Right, as atomic*_inc_return() already implies a MB on either side.

> diff --git a/arch/x86/mm/tlb.c b/arch/x86/mm/tlb.c
> index ce104b962a17..0a2e9d0b5503 100644
> --- a/arch/x86/mm/tlb.c
> +++ b/arch/x86/mm/tlb.c
> @@ -15,17 +15,24 @@
> #include <linux/debugfs.h>
>
> /*
> + * The code in this file handles mm switches and TLB flushes.
> *
> + * An mm's TLB state is logically represented by a totally ordered sequence
> + * of TLB flushes. Each flush increments the mm's tlb_gen.
> *
> + * Each CPU that might have an mm in its TLB (and that might ever use
> + * those TLB entries) will have an entry for it in its cpu_tlbstate.ctxs
> + * array.
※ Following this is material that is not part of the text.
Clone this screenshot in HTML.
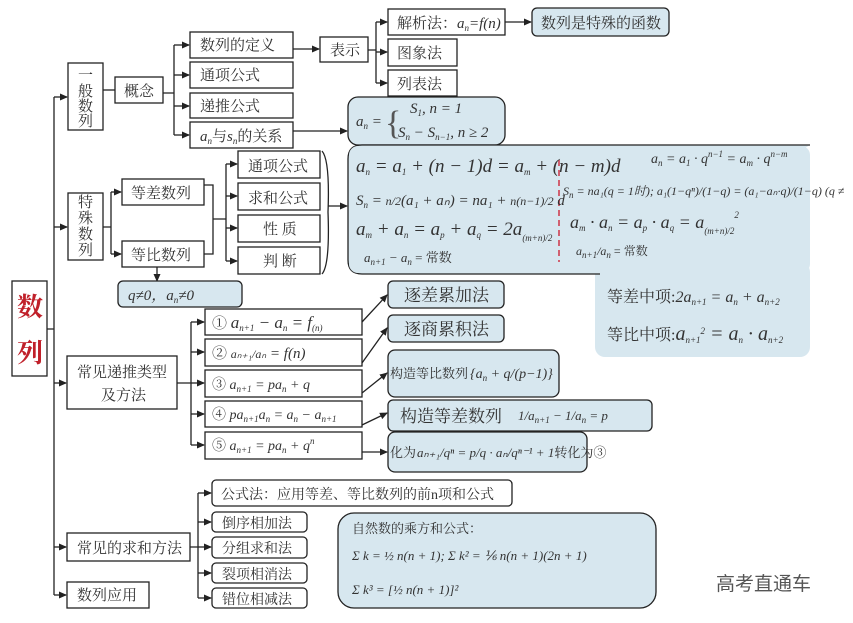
<!DOCTYPE html>
<html><head><meta charset="utf-8"><style>
html,body{margin:0;padding:0;background:#fff;}
svg{display:block}
text{font-family:"Liberation Serif","Noto Serif CJK SC",serif;fill:#333;}
.c{font-size:15px;}
.m{font-style:italic;font-size:15px;}
.s{font-size:9px;font-style:italic;}
</style></head><body>
<svg width="853" height="623" viewBox="0 0 853 623" xmlns="http://www.w3.org/2000/svg">
<defs><marker id="a" markerWidth="8" markerHeight="8" refX="7" refY="4" orient="auto" markerUnits="userSpaceOnUse"><path d="M0,0.5 L8,4 L0,7.5z" fill="#222"/></marker></defs>
<g fill="none" stroke="#222" stroke-width="1.3">
<path d="M47,329 H54 M54,97 V595"/>
<path d="M54,97 H67" marker-end="url(#a)"/><path d="M54,227 H67" marker-end="url(#a)"/>
<path d="M54,383 H66" marker-end="url(#a)"/><path d="M54,547 H66" marker-end="url(#a)"/><path d="M54,595 H66" marker-end="url(#a)"/>
<path d="M103,90 H115"/>
<path d="M163,93 H174 M174,45 V135"/>
<path d="M174,45 H189" marker-end="url(#a)"/><path d="M174,75 H189" marker-end="url(#a)"/><path d="M174,106 H189" marker-end="url(#a)"/><path d="M174,135 H189" marker-end="url(#a)"/>
<path d="M293,49 H319" marker-end="url(#a)"/>
<path d="M368,50 H376 M376,22 V83"/>
<path d="M376,22 H387" marker-end="url(#a)"/><path d="M376,52 H387" marker-end="url(#a)"/><path d="M376,83 H387" marker-end="url(#a)"/>
<path d="M505,22 H531" marker-end="url(#a)"/>
<path d="M293,131 H347" marker-end="url(#a)"/>
<path d="M103,227 H111 M111,192 V254"/>
<path d="M111,192 H121" marker-end="url(#a)"/><path d="M111,254 H121" marker-end="url(#a)"/>
<path d="M204,185 H213 V254 H204 M213,219 H226 M226,164 V261"/>
<path d="M226,164 H237" marker-end="url(#a)"/><path d="M226,196 H237" marker-end="url(#a)"/><path d="M226,228 H237" marker-end="url(#a)"/><path d="M226,261 H237" marker-end="url(#a)"/>
<path d="M322,151 Q330,160 328,212 Q330,265 322,274"/>
<path d="M328,206 H347" marker-end="url(#a)"/>
<path d="M157,267 V281" marker-end="url(#a)"/>
<path d="M177,383 H191 M191,322 V445"/>
<path d="M191,322 H204" marker-end="url(#a)"/><path d="M191,352 H204" marker-end="url(#a)"/><path d="M191,383 H204" marker-end="url(#a)"/><path d="M191,414 H204" marker-end="url(#a)"/><path d="M191,445 H204" marker-end="url(#a)"/>
<path d="M362,322 L387,295" marker-end="url(#a)"/><path d="M362,363 L387,328" marker-end="url(#a)"/><path d="M362,393 L387,373" marker-end="url(#a)"/><path d="M362,425 L387,413" marker-end="url(#a)"/><path d="M362,452 H387" marker-end="url(#a)"/>
<path d="M190,547 H198 M198,493 V598"/>
<path d="M198,493 H211" marker-end="url(#a)"/><path d="M198,522 H211" marker-end="url(#a)"/><path d="M198,547 H211" marker-end="url(#a)"/><path d="M198,573 H211" marker-end="url(#a)"/><path d="M198,598 H211" marker-end="url(#a)"/>
</g>
<g fill="#fff" stroke="#222" stroke-width="1.3">
<rect x="12" y="281" width="35" height="95"/>
<rect x="68" y="63" width="35" height="67"/><rect x="115" y="77" width="48" height="26"/>
<rect x="190" y="32" width="103" height="26"/><rect x="190" y="62" width="103" height="26"/><rect x="190" y="93" width="103" height="25"/><rect x="190" y="122" width="103" height="26"/>
<rect x="320" y="37" width="48" height="25"/>
<rect x="388" y="9" width="117" height="26"/><rect x="388" y="39" width="69" height="27"/><rect x="388" y="70" width="69" height="26"/>
<rect x="68" y="193" width="35" height="67"/>
<rect x="122" y="179" width="82" height="26"/><rect x="122" y="241" width="82" height="26"/>
<rect x="238" y="151" width="82" height="27"/><rect x="238" y="183" width="82" height="27"/><rect x="238" y="215" width="82" height="27"/><rect x="238" y="247" width="82" height="27"/>
<rect x="67" y="356" width="110" height="53"/>
<rect x="205" y="309" width="157" height="26"/><rect x="205" y="339" width="157" height="27"/><rect x="205" y="370" width="157" height="27"/><rect x="205" y="401" width="157" height="26"/><rect x="205" y="432" width="157" height="27"/>
<rect x="67" y="533" width="123" height="28"/><rect x="67" y="582" width="82" height="26"/>
</g>
<g fill="#d7e7ef" stroke="#222" stroke-width="1.3">
<rect x="532" y="8" width="137" height="28" rx="5"/>
<rect x="348" y="97" width="157" height="48" rx="10"/>
<rect x="595" y="262" width="215" height="95" rx="10" stroke="none"/>
<path d="M810,145 H362 Q348,145 348,159 V260 Q348,274 362,274 H600" />
<rect x="118" y="281" width="124" height="26" rx="5"/>
<rect x="388" y="281" width="116" height="27" rx="5"/><rect x="388" y="315" width="116" height="27" rx="5"/>
<rect x="388" y="350" width="171" height="47" rx="7"/><rect x="388" y="400" width="264" height="31" rx="5"/>
<rect x="388" y="432" width="199" height="40" rx="7"/>
<rect x="212" y="480" width="300" height="26" rx="4" fill="#fff"/>
<rect x="212" y="512" width="95" height="20" rx="4" fill="#fff"/><rect x="212" y="537" width="95" height="21" rx="4" fill="#fff"/><rect x="212" y="563" width="95" height="20" rx="4" fill="#fff"/><rect x="212" y="588" width="95" height="20" rx="4" fill="#fff"/>
<rect x="338" y="513" width="318" height="95" rx="16"/>
</g>
<rect x="349" y="146" width="461" height="127" rx="9" fill="#d7e7ef"/>
<line x1="559" y1="160" x2="559" y2="262" stroke="#d06070" stroke-width="2" stroke-dasharray="6,4"/>
<text x="17" y="316" style="font-size:26px;font-weight:bold;fill:#c0202a">数</text>
<text x="17" y="362" style="font-size:26px;font-weight:bold;fill:#c0202a">列</text>
<g class="c">
<text x="78" y="80">一</text><text x="78" y="96">般</text><text x="78" y="111">数</text><text x="78" y="126">列</text>
<text x="124" y="96">概念</text>
<text x="200" y="50">数列的定义</text><text x="200" y="80">通项公式</text><text x="200" y="111">递推公式</text>
<text x="200" y="141"><tspan font-style="italic">a<tspan font-size="9" dy="3">n</tspan></tspan><tspan dy="-3">与</tspan><tspan font-style="italic">s<tspan font-size="9" dy="3">n</tspan></tspan><tspan dy="-3">的关系</tspan></text>
<text x="330" y="55">表示</text>
<text x="397" y="28">解析法：<tspan font-style="italic">a<tspan font-size="9" dy="3">n</tspan><tspan dy="-3">=f(n)</tspan></tspan></text>
<text x="397" y="58">图象法</text><text x="397" y="89">列表法</text>
<text x="541" y="28">数列是特殊的函数</text>
<text x="78" y="207">特</text><text x="78" y="223">殊</text><text x="78" y="239">数</text><text x="78" y="255">列</text>
<text x="131" y="198">等差数列</text><text x="131" y="260">等比数列</text>
<text x="248" y="171">通项公式</text><text x="248" y="203">求和公式</text><text x="263" y="234">性 质</text><text x="263" y="266">判 断</text>
<text x="128" y="300" class="m">q≠0，a<tspan font-size="9" dy="3">n</tspan><tspan dy="-3">≠0</tspan></text>
<text x="77" y="377">常见递推类型</text><text x="101" y="400">及方法</text>
<text x="404" y="301" style="font-size:17px">逐差累加法</text><text x="404" y="335" style="font-size:17px">逐商累积法</text>
<text x="390" y="378" style="font-size:13px">构造等比数列</text>
<text x="400" y="422" style="font-size:17px">构造等差数列</text>
<text x="390" y="457" style="font-size:13px">化为</text>
<text x="77" y="553">常见的求和方法</text><text x="77" y="600">数列应用</text>
<text x="221" y="499" style="font-size:14px">公式法：应用等差、等比数列的前n项和公式</text>
<text x="222" y="528" style="font-size:14px">倒序相加法</text><text x="222" y="553" style="font-size:14px">分组求和法</text><text x="222" y="579" style="font-size:14px">裂项相消法</text><text x="222" y="604" style="font-size:14px">错位相减法</text>
</g>
<g class="m">
<text x="356" y="126">a<tspan class="s" dy="3">n</tspan><tspan dy="-3"> =</tspan></text>
<text x="385" y="134" style="font-size:34px;font-style:normal;fill:#555">{</text>
<text x="410" y="113">S<tspan class="s" dy="3">1</tspan><tspan dy="-3">,  n = 1</tspan></text>
<text x="398" y="137">S<tspan class="s" dy="3">n</tspan><tspan dy="-3"> − S</tspan><tspan class="s" dy="3">n−1</tspan><tspan dy="-3">,  n ≥ 2</tspan></text>
<text x="356" y="172" style="font-size:19px">a<tspan class="s" dy="3">n</tspan><tspan dy="-3"> = a</tspan><tspan class="s" dy="3">1</tspan><tspan dy="-3"> + (n − 1)d = a</tspan><tspan class="s" dy="3">m</tspan><tspan dy="-3"> + (n − m)d</tspan></text>
<text x="356" y="205" style="font-size:15px">S<tspan class="s" dy="3">n</tspan><tspan dy="-3"> = </tspan><tspan style="font-size:12px">n/2</tspan><tspan>(a₁ + aₙ) = na₁ + </tspan><tspan style="font-size:12px">n(n−1)/2</tspan><tspan> d</tspan></text>
<text x="356" y="235" style="font-size:19px">a<tspan class="s" dy="3">m</tspan><tspan dy="-3"> + a</tspan><tspan class="s" dy="3">n</tspan><tspan dy="-3"> = a</tspan><tspan class="s" dy="3">p</tspan><tspan dy="-3"> + a</tspan><tspan class="s" dy="3">q</tspan><tspan dy="-3"> = 2a</tspan><tspan class="s" dy="6">(m+n)/2</tspan></text>
<text x="364" y="262" style="font-size:13px">a<tspan class="s" dy="3">n+1</tspan><tspan dy="-3"> − a</tspan><tspan class="s" dy="3">n</tspan><tspan dy="-3" font-style="normal"> = 常数</tspan></text>
<text x="651" y="163" style="font-size:14px">a<tspan class="s" dy="3">n</tspan><tspan dy="-3"> = a</tspan><tspan class="s" dy="3">1</tspan><tspan dy="-3"> · q</tspan><tspan class="s" dy="-6">n−1</tspan><tspan dy="6"> = a</tspan><tspan class="s" dy="3">m</tspan><tspan dy="-3"> · q</tspan><tspan class="s" dy="-6">n−m</tspan></text>
<text x="563" y="195" style="font-size:12px">S<tspan class="s" dy="3">n</tspan><tspan dy="-3"> = na₁(q = 1时); a₁(1−qⁿ)/(1−q) = (a₁−aₙ·q)/(1−q) (q ≠</tspan></text>
<text x="570" y="228" style="font-size:18px">a<tspan class="s" dy="3">m</tspan><tspan dy="-3"> · a</tspan><tspan class="s" dy="3">n</tspan><tspan dy="-3"> = a</tspan><tspan class="s" dy="3">p</tspan><tspan dy="-3"> · a</tspan><tspan class="s" dy="3">q</tspan><tspan dy="-3"> = a</tspan><tspan class="s" dy="6">(m+n)/2</tspan><tspan class="s" dy="-16">2</tspan></text>
<text x="576" y="255" style="font-size:12px">a<tspan class="s" dy="3">n+1</tspan><tspan dy="-3">/a</tspan><tspan class="s" dy="3">n</tspan><tspan dy="-3" font-style="normal"> = 常数</tspan></text>
<text x="607" y="302" style="font-size:16px"><tspan font-style="normal">等差中项:</tspan>2a<tspan class="s" dy="3">n+1</tspan><tspan dy="-3"> = a</tspan><tspan class="s" dy="3">n</tspan><tspan dy="-3"> + a</tspan><tspan class="s" dy="3">n+2</tspan></text>
<text x="607" y="340" style="font-size:16px"><tspan font-style="normal">等比中项:</tspan><tspan style="font-size:20px">a</tspan><tspan class="s" dy="3">n+1</tspan><tspan class="s" dy="-9">2</tspan><tspan dy="6" style="font-size:20px"> = a</tspan><tspan class="s" dy="3">n</tspan><tspan dy="-3" style="font-size:20px"> · a</tspan><tspan class="s" dy="3">n+2</tspan></text>
<text x="212" y="328" style="font-size:17px"><tspan font-style="normal" font-size="15">① </tspan>a<tspan class="s" dy="3">n+1</tspan><tspan dy="-3"> − a</tspan><tspan class="s" dy="3">n</tspan><tspan dy="-3"> = f</tspan><tspan class="s" dy="3">(n)</tspan></text>
<text x="212" y="358"><tspan font-style="normal">②  </tspan><tspan style="font-size:12px">aₙ₊₁/aₙ</tspan> = f(n)</text>
<text x="212" y="389" style="font-size:14px"><tspan font-style="normal">③ </tspan>a<tspan class="s" dy="3">n+1</tspan><tspan dy="-3"> = pa</tspan><tspan class="s" dy="3">n</tspan><tspan dy="-3"> + q</tspan></text>
<text x="212" y="419" style="font-size:14px"><tspan font-style="normal">④  </tspan>pa<tspan class="s" dy="3">n+1</tspan><tspan dy="-3">a</tspan><tspan class="s" dy="3">n</tspan><tspan dy="-3"> = a</tspan><tspan class="s" dy="3">n</tspan><tspan dy="-3"> − a</tspan><tspan class="s" dy="3">n+1</tspan></text>
<text x="212" y="450" style="font-size:14px"><tspan font-style="normal">⑤  </tspan>a<tspan class="s" dy="3">n+1</tspan><tspan dy="-3"> = pa</tspan><tspan class="s" dy="3">n</tspan><tspan dy="-3"> + q</tspan><tspan class="s" dy="-6">n</tspan></text>
<text x="470" y="378" style="font-size:14px">{a<tspan class="s" dy="3">n</tspan><tspan dy="-3"> + q/(p−1)}</tspan></text>
<text x="518" y="420" style="font-size:13px">1/a<tspan class="s" dy="3">n+1</tspan><tspan dy="-3"> − 1/a</tspan><tspan class="s" dy="3">n</tspan><tspan dy="-3"> = p</tspan></text>
<text x="417" y="457" style="font-size:13px">aₙ₊₁/qⁿ = p/q · aₙ/qⁿ⁻¹ + 1<tspan font-style="normal">转化为③</tspan></text>
<text x="352" y="533" style="font-size:13px;font-style:normal">自然数的乘方和公式：</text>
<text x="352" y="560" style="font-size:13px">Σ k = ½ n(n + 1); Σ k² = ⅙ n(n + 1)(2n + 1)</text>
<text x="352" y="594" style="font-size:13px">Σ k³ = [½ n(n + 1)]²</text>
</g>
<text x="716" y="590" style="font-family:'Liberation Sans','Noto Sans CJK SC',sans-serif;font-size:19px;fill:#555">高考直通车</text>
</svg>
</body></html>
The kernel maintains the following invariant: for each CPU and
> + * for each mm in its cpu_tlbstate.ctxs array, the CPU has performed all
> + * flushes in that mms history up to the tlb_gen in cpu_tlbstate.ctxs
> + * or the CPU has performed an equivalent set of flushes.
> *
> + * For this purpose, an equivalent set is a set that is at least as strong.
> + * So, for example, if the flush history is a full flush at time 1,
> + * a full flush after time 1 is sufficient, but a full flush before time 1
> + * is not. Similarly, any number of flushes can be replaced by a single
> + * full flush so long as that replacement flush is after all the flushes
> + * that it's replacing.
> */
>
> atomic64_t last_mm_ctx_id = ATOMIC64_INIT(1);
> @@ -138,8 +145,18 @@ void switch_mm_irqs_off(struct mm_struct *prev, struct mm_struct *next,
> return;
> }
>
> + /*
> + * Resume remote flushes and then read tlb_gen. The
> + * barrier synchronizes with inc_mm_tlb_gen() like
> + * this:
> + *
> + * switch_mm_irqs_off(): flush request:
> + * cpumask_set_cpu(...); inc_mm_tlb_gen();
> + * MB MB
> + * atomic64_read(.tlb_gen); flush_tlb_others(mm_cpumask());
> + */
> cpumask_set_cpu(cpu, mm_cpumask(next));
> + smp_mb__after_atomic();
> next_tlb_gen = atomic64_read(&next->context.tlb_gen);
>
> if (this_cpu_read(cpu_tlbstate.ctxs[prev_asid].tlb_gen) <
> @@ -186,9 +203,17 @@ void switch_mm_irqs_off(struct mm_struct *prev, struct mm_struct *next,
> VM_WARN_ON_ONCE(cpumask_test_cpu(cpu, mm_cpumask(next)));
>
> /*
> + * Start remote flushes and then read tlb_gen. As
> + * above, the barrier synchronizes with
> + * inc_mm_tlb_gen() like this:
> + *
> + * switch_mm_irqs_off(): flush request:
> + * cpumask_set_cpu(...); inc_mm_tlb_gen();
> + * MB MB
> + * atomic64_read(.tlb_gen); flush_tlb_others(mm_cpumask());
> */
> cpumask_set_cpu(cpu, mm_cpumask(next));
> + smp_mb__after_atomic();
> next_tlb_gen = atomic64_read(&next->context.tlb_gen);
>
> choose_new_asid(next, next_tlb_gen, &new_asid, &need_flush);

Arguably one could make a helper function of those few lines, not sure
it makes sense, but this duplication seems wasteful.

So we either see the increment or the CPU set, but can not have neither.

Should not arch_tlbbatch_add_mm() also have this same comment? It too
seems to increment and then read the mask.